La spiegazione rileva anche a proposito delle prestazioni funzionali all’accordo di ristrutturazione, nel senso che, avutasi l’omologazione, non è necessario verificare la definitiva tenuta del “risultato” delle prestazioni medesime (il risultato ultimo). Invero le prestazioni vanno correlate al segno della funzionalità di accesso alla procedura minore per la quale sono state svolte.

L’utilità concreta per la massa dei creditori, ove poi consegua il fallimento, non è richiesta, atteso che i concetti – di funzionalità e di utilità concreta – non possono essere sovrapposti, e men che meno confusi tra loro.

In particolare la norma di cui all’art. 111, secondo comma legge fall., come è stato osservato per il concordato preventivo (appunto da Cass. n. 22450-15), risulterebbe priva di senso e non potrebbe mai ricevere applicazione nel fallimento consecutivo se la funzionalità delle prestazioni svolte allo scopo di ottenere l’ammissione alla procedura alternativa dovesse essere nuovamente valutata ex post con riguardo al fallimento che sia stato infine comunque dichiarato.

Ciò sta a significare che non può escludersi la funzionalità della prestazione, per gli effetti di cui all’art. 111 legge fall., per il semplice fatto che all’omologazione dell’accordo di ristrutturazione sia conseguito il fallimento.

Mentre è possibile che l’opera intellettuale prestata dal difensore sia valutata di nessuna utilità per la massa dei creditori poiché prestata in condizioni che sin dall’inizio non consentivano nessun salvataggio dell’impresa.
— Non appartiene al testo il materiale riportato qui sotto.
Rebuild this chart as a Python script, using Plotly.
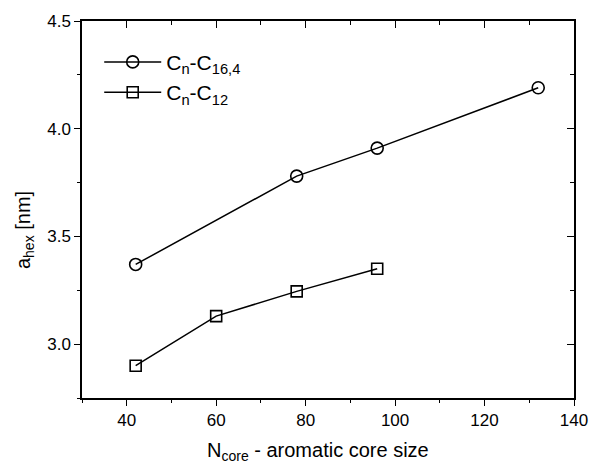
import plotly.graph_objects as go

# data
x_c16 = [42, 78, 96, 132]
y_c16 = [3.37, 3.78, 3.91, 4.19]
x_c12 = [42, 60, 78, 96]
y_c12 = [2.90, 3.13, 3.245, 3.35]

x_ticks = [40, 60, 80, 100, 120, 140]
y_ticks = [3.0, 3.5, 4.0, 4.5]

FONT = "Arial, Liberation Sans, Helvetica, sans-serif"
W, H = 600, 464
L, R, T, B = 82, 16, 19, 66
pw, ph = W - L - R, H - T - B

fig = go.Figure()
fig.add_trace(go.Scatter(
    x=x_c16, y=y_c16, mode="lines+markers",
    name="C<sub>n</sub>-C<sub>16,4</sub>",
    line=dict(color="black", width=1.5),
    marker=dict(symbol="circle-open", size=12, color="black", line=dict(width=1.6)),
))
fig.add_trace(go.Scatter(
    x=x_c12, y=y_c12, mode="lines+markers",
    name="C<sub>n</sub>-C<sub>12</sub>",
    line=dict(color="black", width=1.5),
    marker=dict(symbol="square-open", size=11, color="black", line=dict(width=1.6)),
))
# empty helper trace so the mirrored (top/right) axes get drawn
fig.add_trace(go.Scatter(x=[], y=[], xaxis="x2", yaxis="y2", showlegend=False,
                         hoverinfo="skip", mode="markers"))

axis_common = dict(showgrid=False, zeroline=False, showline=True, linecolor="black",
                   linewidth=1.5, tickcolor="black", tickwidth=1.3)

fig.update_layout(
    width=W, height=H,
    margin=dict(l=L, r=R, t=T, b=B),
    paper_bgcolor="white", plot_bgcolor="white",
    font=dict(family=FONT, color="black", size=17),
    showlegend=True,
    legend=dict(x=0.035, y=0.945, xanchor="left", yanchor="top",
                bgcolor="rgba(0,0,0,0)", font=dict(size=21), itemwidth=57,
                tracegroupgap=0),
    xaxis=dict(range=[30, 140], tickvals=x_ticks, ticktext=[str(v) for v in x_ticks],
               ticks="outside", ticklen=6, mirror=False,
               minor=dict(dtick=10, tick0=30, ticks="outside", ticklen=3.5,
                          tickcolor="black", tickwidth=1.3),
               **axis_common),
    yaxis=dict(range=[2.75, 4.5], tickvals=y_ticks, ticktext=[f"{v:.1f}" for v in y_ticks],
               ticks="outside", ticklen=6, mirror=False,
               minor=dict(dtick=0.25, tick0=2.75, ticks="outside", ticklen=3.5,
                          tickcolor="black", tickwidth=1.3),
               **axis_common),
    xaxis2=dict(range=[30, 140], overlaying="x", side="top", anchor="y2",
                tickvals=x_ticks, showticklabels=False, ticks="inside", ticklen=7,
                minor=dict(dtick=10, tick0=30, ticks="inside", ticklen=4,
                           tickcolor="black", tickwidth=1.3),
                **axis_common),
    yaxis2=dict(range=[2.75, 4.5], overlaying="y", side="right", anchor="x2",
                tickvals=y_ticks, showticklabels=False, ticks="inside", ticklen=7,
                minor=dict(dtick=0.25, tick0=2.75, ticks="inside", ticklen=4,
                           tickcolor="black", tickwidth=1.3),
                **axis_common),
)

# axis titles
fig.add_annotation(text="N<sub>core</sub> - aromatic core size", xref="paper", yref="paper",
                   x=(323 - L) / pw, y=-(452 - (T + ph)) / ph, showarrow=False,
                   xanchor="center", yanchor="middle", font=dict(size=20))
fig.add_annotation(text="a<sub>hex</sub> [nm]", xref="paper", yref="paper",
                   x=-(L - 24) / pw, y=(T + ph - 229) / ph, showarrow=False,
                   textangle=-90, xanchor="center", yanchor="middle", font=dict(size=20))

fig.write_html("out.html")
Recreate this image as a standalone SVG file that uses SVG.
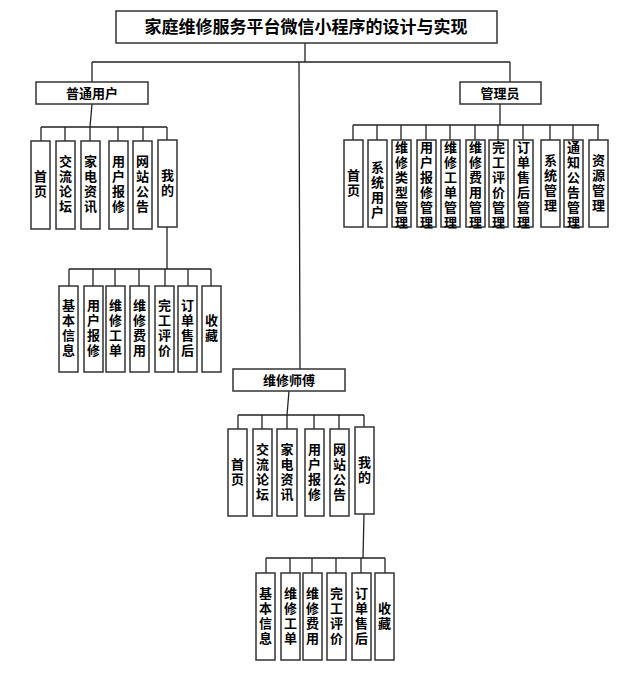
<svg xmlns="http://www.w3.org/2000/svg" width="644" height="674" viewBox="0 0 644 674">
<style>
rect{fill:#fff;stroke:#333;stroke-width:1.5}
text{font-family:"Noto Sans CJK SC","Liberation Sans",sans-serif;font-weight:bold;font-size:13px;fill:#000;text-anchor:middle}
.c path{fill:none;stroke:#222;stroke-width:1.3}
</style>
<rect width="644" height="674" style="fill:#fff;stroke:none"/>
<g class="c" id="connectors">
<path d="M305 43V62M92 62H510M92 62V82M510 62V82M299 62L300 369"/>
<path d="M92 104L90 127M41 127H167M41 127V141M65 127V141M90 127V141M118 127V141M143 127V141M167 127V140"/>
<path d="M167 227V269M69 269H211M69 269V286M93 269V286M115 269V286M139 269V286M165 269V286M188 269V286M211 269V286"/>
<path d="M500 104V125M353 125H599M353 125V140M377 125V140M401 125V140M426 125V140M450 125V140M475 125V140M498 125V140M523 125V140M550 125V140M573 125V140M598 125V140"/>
<path d="M289 391L287 415M238 415H364M238 415V429M262 415V429M287 415V429M314 415V429M339 415V429M364 415V427"/>
<path d="M364 514L363 558M266 558H385M266 558V573M290 558V573M312 558V573M336 558V573M361 558V573M385 558V573"/>
</g>
<g id="title"><rect x="116" y="11" width="381" height="32"/><text x="306" y="33" style="font-size:17px">家庭维修服务平台微信小程序的设计与实现</text></g>
<g id="putong"><rect x="36" y="82" width="112" height="22"/><text x="92" y="98">普通用户</text></g>
<g id="guanli"><rect x="460" y="82" width="81" height="22"/><text x="500" y="98">管理员</text></g>
<g id="shifu"><rect x="233" y="369" width="112" height="22"/><text x="289" y="385">维修师傅</text></g>

<g id="u1"><rect x="31" y="141" width="19" height="88"/><text x="40.5" y="181">首<tspan x="40.5" dy="15">页</tspan></text></g>
<g id="u2"><rect x="56" y="141" width="19" height="88"/><text x="65.5" y="166">交<tspan x="65.5" dy="15">流</tspan><tspan x="65.5" dy="15">论</tspan><tspan x="65.5" dy="15">坛</tspan></text></g>
<g id="u3"><rect x="81" y="141" width="19" height="88"/><text x="90.5" y="166">家<tspan x="90.5" dy="15">电</tspan><tspan x="90.5" dy="15">资</tspan><tspan x="90.5" dy="15">讯</tspan></text></g>
<g id="u4"><rect x="109" y="141" width="19" height="88"/><text x="118.5" y="166">用<tspan x="118.5" dy="15">户</tspan><tspan x="118.5" dy="15">报</tspan><tspan x="118.5" dy="15">修</tspan></text></g>
<g id="u5"><rect x="133" y="141" width="19" height="88"/><text x="142.5" y="166">网<tspan x="142.5" dy="15">站</tspan><tspan x="142.5" dy="15">公</tspan><tspan x="142.5" dy="15">告</tspan></text></g>
<g id="u6"><rect x="158" y="140" width="19" height="87"/><text x="167.5" y="180">我<tspan x="167.5" dy="15">的</tspan></text></g>

<g id="um1"><rect x="59" y="286" width="19" height="86"/><text x="68.5" y="310">基<tspan x="68.5" dy="15">本</tspan><tspan x="68.5" dy="15">信</tspan><tspan x="68.5" dy="15">息</tspan></text></g>
<g id="um2"><rect x="84" y="286" width="19" height="86"/><text x="93.5" y="310">用<tspan x="93.5" dy="15">户</tspan><tspan x="93.5" dy="15">报</tspan><tspan x="93.5" dy="15">修</tspan></text></g>
<g id="um3"><rect x="106" y="286" width="19" height="86"/><text x="115.5" y="310">维<tspan x="115.5" dy="15">修</tspan><tspan x="115.5" dy="15">工</tspan><tspan x="115.5" dy="15">单</tspan></text></g>
<g id="um4"><rect x="130" y="286" width="19" height="86"/><text x="139.5" y="310">维<tspan x="139.5" dy="15">修</tspan><tspan x="139.5" dy="15">费</tspan><tspan x="139.5" dy="15">用</tspan></text></g>
<g id="um5"><rect x="155" y="286" width="19" height="86"/><text x="164.5" y="310">完<tspan x="164.5" dy="15">工</tspan><tspan x="164.5" dy="15">评</tspan><tspan x="164.5" dy="15">价</tspan></text></g>
<g id="um6"><rect x="178" y="286" width="19" height="86"/><text x="187.5" y="310">订<tspan x="187.5" dy="15">单</tspan><tspan x="187.5" dy="15">售</tspan><tspan x="187.5" dy="15">后</tspan></text></g>
<g id="um7"><rect x="202" y="286" width="19" height="86"/><text x="211.5" y="325">收<tspan x="211.5" dy="15">藏</tspan></text></g>

<g id="a1"><rect x="344" y="140" width="19" height="87"/><text x="353.5" y="180">首<tspan x="353.5" dy="15">页</tspan></text></g>
<g id="a2"><rect x="368" y="140" width="19" height="87"/><text x="377.5" y="172">系<tspan x="377.5" dy="15">统</tspan><tspan x="377.5" dy="15">用</tspan><tspan x="377.5" dy="15">户</tspan></text></g>
<g id="a3"><rect x="392" y="140" width="19" height="87"/><text x="401.5" y="152">维<tspan x="401.5" dy="15">修</tspan><tspan x="401.5" dy="15">类</tspan><tspan x="401.5" dy="15">型</tspan><tspan x="401.5" dy="15">管</tspan><tspan x="401.5" dy="15">理</tspan></text></g>
<g id="a4"><rect x="417" y="140" width="19" height="87"/><text x="426.5" y="152">用<tspan x="426.5" dy="15">户</tspan><tspan x="426.5" dy="15">报</tspan><tspan x="426.5" dy="15">修</tspan><tspan x="426.5" dy="15">管</tspan><tspan x="426.5" dy="15">理</tspan></text></g>
<g id="a5"><rect x="441" y="140" width="19" height="87"/><text x="450.5" y="152">维<tspan x="450.5" dy="15">修</tspan><tspan x="450.5" dy="15">工</tspan><tspan x="450.5" dy="15">单</tspan><tspan x="450.5" dy="15">管</tspan><tspan x="450.5" dy="15">理</tspan></text></g>
<g id="a6"><rect x="466" y="140" width="19" height="87"/><text x="475.5" y="152">维<tspan x="475.5" dy="15">修</tspan><tspan x="475.5" dy="15">费</tspan><tspan x="475.5" dy="15">用</tspan><tspan x="475.5" dy="15">管</tspan><tspan x="475.5" dy="15">理</tspan></text></g>
<g id="a7"><rect x="489" y="140" width="19" height="87"/><text x="498.5" y="152">完<tspan x="498.5" dy="15">工</tspan><tspan x="498.5" dy="15">评</tspan><tspan x="498.5" dy="15">价</tspan><tspan x="498.5" dy="15">管</tspan><tspan x="498.5" dy="15">理</tspan></text></g>
<g id="a8"><rect x="514" y="140" width="19" height="87"/><text x="523.5" y="152">订<tspan x="523.5" dy="15">单</tspan><tspan x="523.5" dy="15">售</tspan><tspan x="523.5" dy="15">后</tspan><tspan x="523.5" dy="15">管</tspan><tspan x="523.5" dy="15">理</tspan></text></g>
<g id="a9"><rect x="541" y="140" width="19" height="87"/><text x="550.5" y="165">系<tspan x="550.5" dy="15">统</tspan><tspan x="550.5" dy="15">管</tspan><tspan x="550.5" dy="15">理</tspan></text></g>
<g id="a10"><rect x="564" y="140" width="19" height="87"/><text x="573.5" y="152">通<tspan x="573.5" dy="15">知</tspan><tspan x="573.5" dy="15">公</tspan><tspan x="573.5" dy="15">告</tspan><tspan x="573.5" dy="15">管</tspan><tspan x="573.5" dy="15">理</tspan></text></g>
<g id="a11"><rect x="589" y="140" width="19" height="87"/><text x="598.5" y="165">资<tspan x="598.5" dy="15">源</tspan><tspan x="598.5" dy="15">管</tspan><tspan x="598.5" dy="15">理</tspan></text></g>

<g id="s1"><rect x="228" y="429" width="19" height="87"/><text x="237.5" y="469">首<tspan x="237.5" dy="15">页</tspan></text></g>
<g id="s2"><rect x="253" y="429" width="19" height="87"/><text x="262.5" y="454">交<tspan x="262.5" dy="15">流</tspan><tspan x="262.5" dy="15">论</tspan><tspan x="262.5" dy="15">坛</tspan></text></g>
<g id="s3"><rect x="277" y="429" width="20" height="87"/><text x="287" y="454">家<tspan x="287" dy="15">电</tspan><tspan x="287" dy="15">资</tspan><tspan x="287" dy="15">讯</tspan></text></g>
<g id="s4"><rect x="305" y="429" width="19" height="87"/><text x="314.5" y="454">用<tspan x="314.5" dy="15">户</tspan><tspan x="314.5" dy="15">报</tspan><tspan x="314.5" dy="15">修</tspan></text></g>
<g id="s5"><rect x="330" y="429" width="19" height="87"/><text x="339.5" y="454">网<tspan x="339.5" dy="15">站</tspan><tspan x="339.5" dy="15">公</tspan><tspan x="339.5" dy="15">告</tspan></text></g>
<g id="s6"><rect x="355" y="427" width="19" height="87"/><text x="364.5" y="467">我<tspan x="364.5" dy="15">的</tspan></text></g>

<g id="sm1"><rect x="256" y="573" width="19" height="87"/><text x="265.5" y="598">基<tspan x="265.5" dy="15">本</tspan><tspan x="265.5" dy="15">信</tspan><tspan x="265.5" dy="15">息</tspan></text></g>
<g id="sm2"><rect x="281" y="573" width="19" height="87"/><text x="290.5" y="598">维<tspan x="290.5" dy="15">修</tspan><tspan x="290.5" dy="15">工</tspan><tspan x="290.5" dy="15">单</tspan></text></g>
<g id="sm3"><rect x="303" y="573" width="19" height="87"/><text x="312.5" y="598">维<tspan x="312.5" dy="15">修</tspan><tspan x="312.5" dy="15">费</tspan><tspan x="312.5" dy="15">用</tspan></text></g>
<g id="sm4"><rect x="327" y="573" width="19" height="87"/><text x="336.5" y="598">完<tspan x="336.5" dy="15">工</tspan><tspan x="336.5" dy="15">评</tspan><tspan x="336.5" dy="15">价</tspan></text></g>
<g id="sm5"><rect x="352" y="573" width="19" height="87"/><text x="361.5" y="598">订<tspan x="361.5" dy="15">单</tspan><tspan x="361.5" dy="15">售</tspan><tspan x="361.5" dy="15">后</tspan></text></g>
<g id="sm6"><rect x="375" y="573" width="19" height="87"/><text x="384.5" y="613">收<tspan x="384.5" dy="15">藏</tspan></text></g>
</svg>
5. Il decreto del tribunale di Verona va dunque cassato previa fissazione dei suddetti principi di diritto.

L’accordo raggiunto inter partes rende ovviamente non necessari ulteriori accertamenti di fatto, sicché la Corte può decidere la causa anche nel merito, ammettendo i crediti in prededuzione al passivo del fallimento di UCF s.p.a. nella misura per ciascun creditore indicata e ordinando in tal senso al curatore di effettuare le opportune variazioni dello stato passivo. Sussistono giusti motivi per la compensazione delle spese dell’intero giudizio.

P.Q.M.

La Corte accoglie il ricorso, cassa il decreto impugnato e, decidendo nel merito, ammette in prededuzione allo stato passivo del fallimento di UCF s.p.a. l’avv. Lambertini, per l’importo di euro 10.000,00, e gli avv. Croce e Padrini per l’importo di curo 5.000,00 Ciascuno; ordina la variazione dello stato passivo del fallimento medesimo; compensa le spese dell’intero giudizio.